In the new headquarters, company leaders looked to reflect elements of the more than 8,000 Marriott hotels worldwide. The lobby in the new corporate HQ is similar to a hotel lobby, with a cafe open to the public and a three-story atrium in the center of the building. The atrium looks up to an employee food hall and a whole floor set aside for health, wellness, and childcare. Marriott’s HQ also promotes the brand and connects with the outside community through an outdoor public plaza between the headquarters and the connected hotel next door. Within the building, a 20-foot-tall video wall that wraps around the elevator bay is visible from the outside of the building and displays high-resolution views of places and environments across the globe. 

The company has adopted a hybrid work model and designed the new space to accommodate it. Offices make up the core interior of the building, and all associate workstations will have views outside through floor-to-ceiling windows, while every desk will have access to natural light. The office will also have mixed-seating “collaboration stations” lining the windows on each workspace floor as well as more formal tech-centric meeting rooms with things like writable surfaces and video capabilities for larger meetings. On the top floor of the building will be a dedicated space to host development programs, speakers, and networking events. Gensler also designed Marriott’s new headquarters campus, and sought to create a sense of constant movement through the building by dispersing amenities vertically. “The campus ultimately acts as a showcase of Marriott’s commitment to regional transformation, family roots, and a world-class travel experience–all while epitomizing the concept of healthy, engaging work-life integration,” the design firm said.

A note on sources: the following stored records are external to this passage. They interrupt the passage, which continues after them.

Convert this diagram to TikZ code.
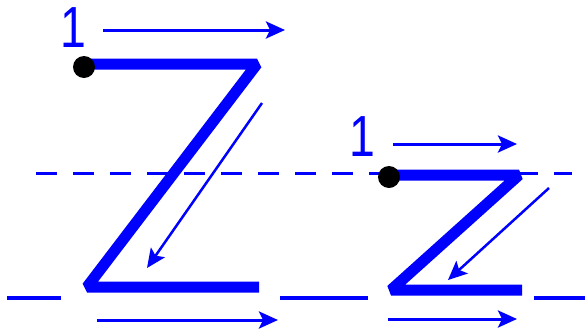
\documentclass[tikz,border=0pt]{standalone}
\usepackage{fontspec}
\setmainfont{Liberation Sans}
\usetikzlibrary{arrows.meta}
\tikzset{stroke/.style={blue,line width=11pt,line join=bevel},
  guide/.style={blue,line width=3pt,-{Stealth[length=19pt,width=17pt,inset=4pt]}},
  numlabel/.style={blue,inner sep=0,anchor=base,font=\fontsize{58}{60}\selectfont}}

\begin{document}
\begin{tikzpicture}[x=1pt,y=-1pt]
\useasboundingbox (0,0) rectangle (585,335);
% writing lines
\draw [blue,line width=3pt,dash pattern=on 21pt off 16pt] (36,173) -- (572,173);
\draw [blue,line width=3.5pt] (7,298) -- (61,298);
\draw [blue,line width=3.5pt] (280,298) -- (368,298);
\draw [blue,line width=3.5pt] (534,298) -- (585,298);
% big Z
\coordinate (Zstart) at (84,64);
\coordinate (Ztr) at (257,64);
\coordinate (Zbl) at (87,287);
\coordinate (Zbr) at (259,287);
\draw [stroke] (Zstart) -- (Ztr) -- (Zbl) -- (Zbr);
\fill (84,67) circle (11pt);
\node [numlabel] (Zone) at (73.6,47) {\scalebox{0.8}[1]{1}};
\coordinate (Za1) at (103,30);
\coordinate (Za2) at (285,30);
\coordinate (Zb1) at (262,103);
\coordinate (Zb2) at (147,268);
\coordinate (Zc1) at (97,320);
\coordinate (Zc2) at (278,320);
\draw [guide] (Za1) -- (Za2);
\draw [guide,line width=2.5pt] (Zb1) -- (Zb2);
\draw [guide] (Zc1) -- (Zc2);
% small z
\coordinate (zstart) at (389,175);
\coordinate (ztr) at (519,175);
\coordinate (zbl) at (391,290);
\coordinate (zbr) at (522,290);
\draw [stroke] (zstart) -- (ztr) -- (zbl) -- (zbr);
\fill (389,177) circle (11pt);
\node [numlabel] (zone) at (362,156) {\scalebox{0.8}[1]{1}};
\coordinate (za1) at (393,144);
\coordinate (za2) at (517,144);
\coordinate (zb1) at (549,188);
\coordinate (zb2) at (448,280);
\coordinate (zc1) at (388,319);
\coordinate (zc2) at (517,319);
\draw [guide] (za1) -- (za2);
\draw [guide,line width=2.5pt] (zb1) -- (zb2);
\draw [guide] (zc1) -- (zc2);
\end{tikzpicture}
\end{document}
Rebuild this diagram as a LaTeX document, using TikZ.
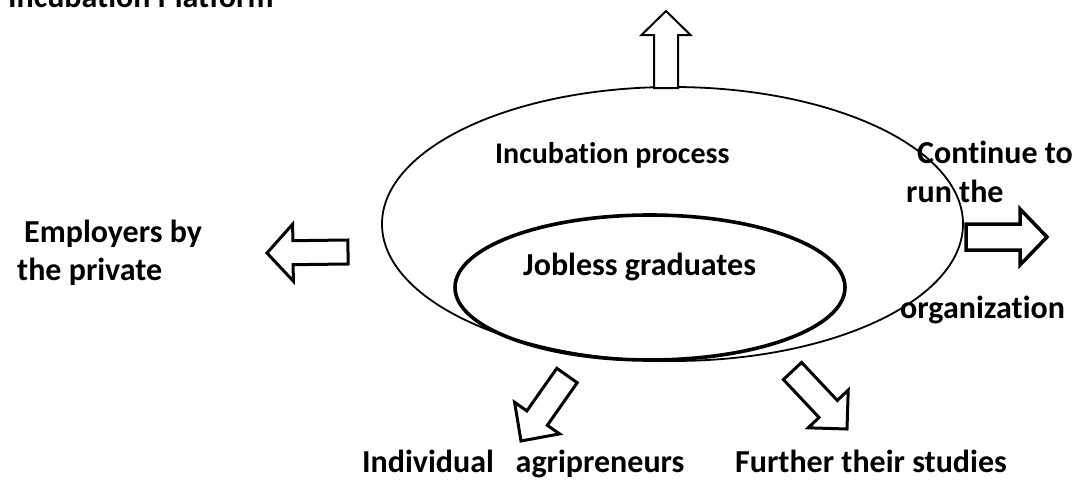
\documentclass[tikz,border=0pt]{standalone}
\usepackage{fontspec}
\setmainfont[Ligatures=NoCommon]{Carlito}
\usetikzlibrary{calc,shapes.geometric}
\tikzset{
  lbl/.style={anchor=base west, inner sep=0pt, font=\fontsize{32}{38}\selectfont\bfseries},
  lblsm/.style={lbl, font=\fontsize{30}{36}\selectfont\bfseries},
  ring/.style={draw, ellipse, inner sep=0pt, outer sep=0pt},
  blk/.style={draw, fill=white, line join=miter},
}
\newcommand\blockarr[6]{%
  \coordinate (hb) at ($(#2)!#5!(#1)$);
  \draw[blk, line width=#6]
    ($(#1)!#3!90:(#2)$) -- ($(hb)!#3!90:(#2)$) -- ($(hb)!#4!90:(#2)$) -- (#2)
    -- ($(hb)!#4!-90:(#2)$) -- ($(hb)!#3!-90:(#2)$) -- ($(#1)!#3!-90:(#2)$) -- cycle;
}
\begin{document}
\begin{tikzpicture}[x=1pt,y=-1pt]
\useasboundingbox (0,0) rectangle (1073,479);
\clip (0,0) rectangle (1073,479);
% ellipses
\node[ring, line width=1.8pt, minimum width=581pt, minimum height=274pt] (outer) at (672.5,224) {};
\node[ring, line width=3.6pt, minimum width=390pt, minimum height=145pt] (inner) at (650,287.5) {};
% arrow tails and tips
\coordinate (upT) at (666,88);   \coordinate (upP) at (666,11);
\coordinate (lfT) at (348,252);  \coordinate (lfP) at (267,253);
\coordinate (rtT) at (966,237);  \coordinate (rtP) at (1047,237);
\coordinate (dlT) at (567,375.5);\coordinate (dlP) at (521,441);
\coordinate (drT) at (792.5,371);\coordinate (drP) at (847,429);
\blockarr{upT}{upP}{12pt}{24.5pt}{24pt}{2pt}
\blockarr{lfT}{lfP}{12pt}{28.5pt}{26pt}{3pt}
\blockarr{rtT}{rtP}{13pt}{28pt}{27pt}{3.5pt}
\blockarr{dlT}{dlP}{12.5pt}{27.5pt}{28pt}{3pt}
\blockarr{drT}{drP}{12.5pt}{27.5pt}{27.5pt}{3pt}
% texts
\node[lbl] (title) at (8,7) {Incubation Platform};
\node[lblsm] (proc) at (495,163) {Incubation process};
\node[lbl] (cont1) at (917,163) {Continue to};
\node[lbl] (cont2) at (906,202) {run the};
\node[lbl] (cont3) at (900,318) {organization};
\node[lbl] (emp1) at (24,242) {Employers by};
\node[lbl] (emp2) at (17,280) {the private};
\node[lbl] (job) at (523,275) {Jobless graduates};
\node[lbl] (ind) at (362,472) {Individual\ \ \ agripreneurs};
\node[lbl] (fur) at (735,472) {Further their studies};
\end{tikzpicture}
\end{document}
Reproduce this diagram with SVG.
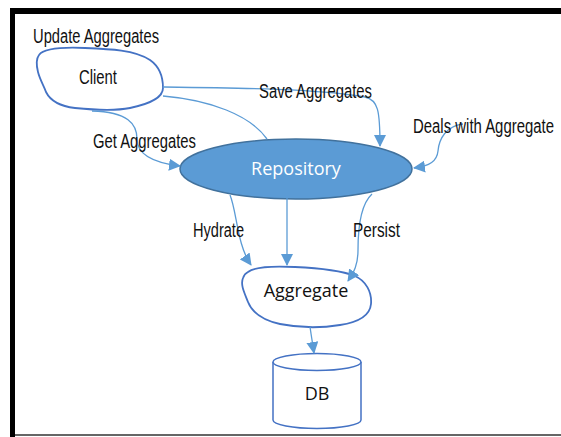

These days, in order to stay competitive and continue to promote and build the brand, corporate headquarters need to reflect the company identity as much as possible. That could mean using materials that reflect sustainability commitments and that reflect aspects of a company’s products and services. Aside from just adding high-profile amenities and flexible workspace arrangements that will encourage workers to go into the office at least a few days a week, corporate leaders are expanding the scope of their headquarters offices to be able to test out concepts, host workshops, house retail flagship stores, and open up portions of their campus to the community, among other things. As companies look to create headquarters that reflect current and future needs, connecting their core values and commitments to their brand identity should be a top priority.